[EXERCISE GOAL]:
Print the listing as it stands, omitting all images.

·····

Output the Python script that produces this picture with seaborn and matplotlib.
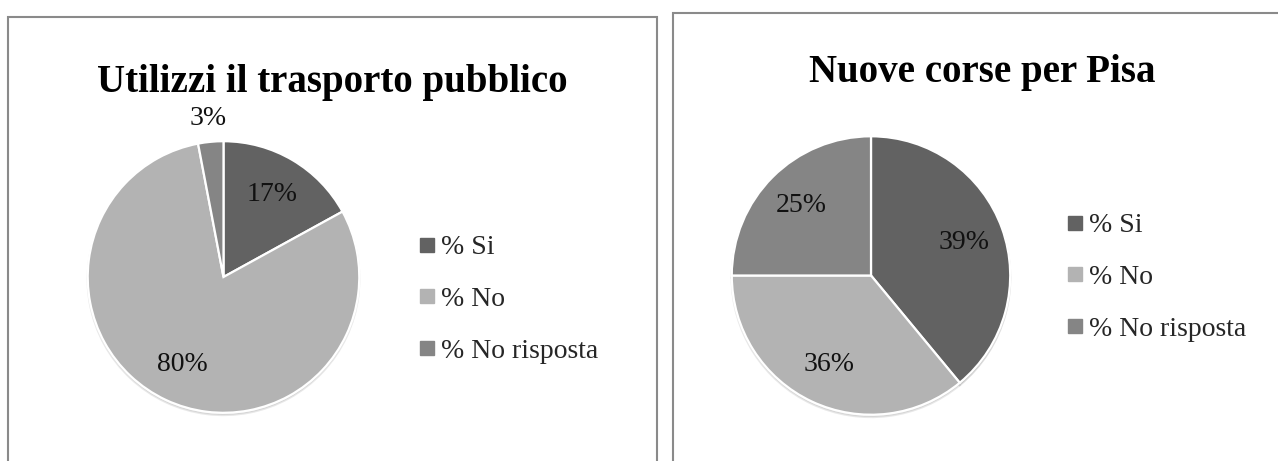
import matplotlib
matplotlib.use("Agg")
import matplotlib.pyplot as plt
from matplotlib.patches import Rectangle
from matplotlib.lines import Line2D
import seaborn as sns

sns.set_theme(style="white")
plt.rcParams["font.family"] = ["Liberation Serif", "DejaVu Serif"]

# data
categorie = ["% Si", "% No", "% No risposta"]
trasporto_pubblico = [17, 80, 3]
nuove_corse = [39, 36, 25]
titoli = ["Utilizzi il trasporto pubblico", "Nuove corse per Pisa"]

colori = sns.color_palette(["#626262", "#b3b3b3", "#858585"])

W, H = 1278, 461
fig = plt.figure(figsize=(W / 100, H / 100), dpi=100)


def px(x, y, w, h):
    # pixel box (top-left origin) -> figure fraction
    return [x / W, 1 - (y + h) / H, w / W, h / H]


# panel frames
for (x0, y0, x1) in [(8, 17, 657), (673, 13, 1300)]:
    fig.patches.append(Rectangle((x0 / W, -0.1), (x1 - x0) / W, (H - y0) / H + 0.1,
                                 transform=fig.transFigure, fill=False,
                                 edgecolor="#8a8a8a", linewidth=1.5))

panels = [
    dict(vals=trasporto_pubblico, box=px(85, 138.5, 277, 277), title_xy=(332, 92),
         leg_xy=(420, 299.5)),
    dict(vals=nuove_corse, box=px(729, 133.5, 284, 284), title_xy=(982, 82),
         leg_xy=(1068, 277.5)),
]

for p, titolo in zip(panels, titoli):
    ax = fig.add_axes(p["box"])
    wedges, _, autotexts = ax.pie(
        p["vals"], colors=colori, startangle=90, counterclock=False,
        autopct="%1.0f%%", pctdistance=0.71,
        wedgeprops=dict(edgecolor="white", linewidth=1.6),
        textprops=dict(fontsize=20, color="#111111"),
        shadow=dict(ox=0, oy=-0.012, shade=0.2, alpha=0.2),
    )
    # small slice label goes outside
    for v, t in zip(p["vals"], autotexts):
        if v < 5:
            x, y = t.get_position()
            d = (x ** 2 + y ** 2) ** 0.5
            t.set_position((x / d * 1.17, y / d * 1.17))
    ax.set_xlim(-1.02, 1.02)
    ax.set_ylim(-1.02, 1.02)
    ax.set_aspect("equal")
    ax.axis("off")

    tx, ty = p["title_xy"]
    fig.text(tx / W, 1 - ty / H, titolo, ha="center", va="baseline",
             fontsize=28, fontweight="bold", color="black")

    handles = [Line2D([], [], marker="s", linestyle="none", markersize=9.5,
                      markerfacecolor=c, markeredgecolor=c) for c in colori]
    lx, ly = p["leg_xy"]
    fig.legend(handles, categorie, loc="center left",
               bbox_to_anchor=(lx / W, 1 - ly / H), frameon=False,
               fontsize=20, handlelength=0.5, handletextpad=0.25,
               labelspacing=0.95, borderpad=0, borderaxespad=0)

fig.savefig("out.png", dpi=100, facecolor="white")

·····

[THE ANSWER]:
Output the Python script that produces this picture with seaborn and matplotlib.
import matplotlib
matplotlib.use("Agg")
import matplotlib.pyplot as plt
from matplotlib.patches import Rectangle
from matplotlib.lines import Line2D
import seaborn as sns

sns.set_theme(style="white")
plt.rcParams["font.family"] = ["Liberation Serif", "DejaVu Serif"]

# data
categorie = ["% Si", "% No", "% No risposta"]
trasporto_pubblico = [17, 80, 3]
nuove_corse = [39, 36, 25]
titoli = ["Utilizzi il trasporto pubblico", "Nuove corse per Pisa"]

colori = sns.color_palette(["#626262", "#b3b3b3", "#858585"])

W, H = 1278, 461
fig = plt.figure(figsize=(W / 100, H / 100), dpi=100)


def px(x, y, w, h):
    # pixel box (top-left origin) -> figure fraction
    return [x / W, 1 - (y + h) / H, w / W, h / H]


# panel frames
for (x0, y0, x1) in [(8, 17, 657), (673, 13, 1300)]:
    fig.patches.append(Rectangle((x0 / W, -0.1), (x1 - x0) / W, (H - y0) / H + 0.1,
                                 transform=fig.transFigure, fill=False,
                                 edgecolor="#8a8a8a", linewidth=1.5))

panels = [
    dict(vals=trasporto_pubblico, box=px(85, 138.5, 277, 277), title_xy=(332, 92),
         leg_xy=(420, 299.5)),
    dict(vals=nuove_corse, box=px(729, 133.5, 284, 284), title_xy=(982, 82),
         leg_xy=(1068, 277.5)),
]

for p, titolo in zip(panels, titoli):
    ax = fig.add_axes(p["box"])
    wedges, _, autotexts = ax.pie(
        p["vals"], colors=colori, startangle=90, counterclock=False,
        autopct="%1.0f%%", pctdistance=0.71,
        wedgeprops=dict(edgecolor="white", linewidth=1.6),
        textprops=dict(fontsize=20, color="#111111"),
        shadow=dict(ox=0, oy=-0.012, shade=0.2, alpha=0.2),
    )
    # small slice label goes outside
    for v, t in zip(p["vals"], autotexts):
        if v < 5:
            x, y = t.get_position()
            d = (x ** 2 + y ** 2) ** 0.5
            t.set_position((x / d * 1.17, y / d * 1.17))
    ax.set_xlim(-1.02, 1.02)
    ax.set_ylim(-1.02, 1.02)
    ax.set_aspect("equal")
    ax.axis("off")

    tx, ty = p["title_xy"]
    fig.text(tx / W, 1 - ty / H, titolo, ha="center", va="baseline",
             fontsize=28, fontweight="bold", color="black")

    handles = [Line2D([], [], marker="s", linestyle="none", markersize=9.5,
                      markerfacecolor=c, markeredgecolor=c) for c in colori]
    lx, ly = p["leg_xy"]
    fig.legend(handles, categorie, loc="center left",
               bbox_to_anchor=(lx / W, 1 - ly / H), frameon=False,
               fontsize=20, handlelength=0.5, handletextpad=0.25,
               labelspacing=0.95, borderpad=0, borderaxespad=0)

fig.savefig("out.png", dpi=100, facecolor="white")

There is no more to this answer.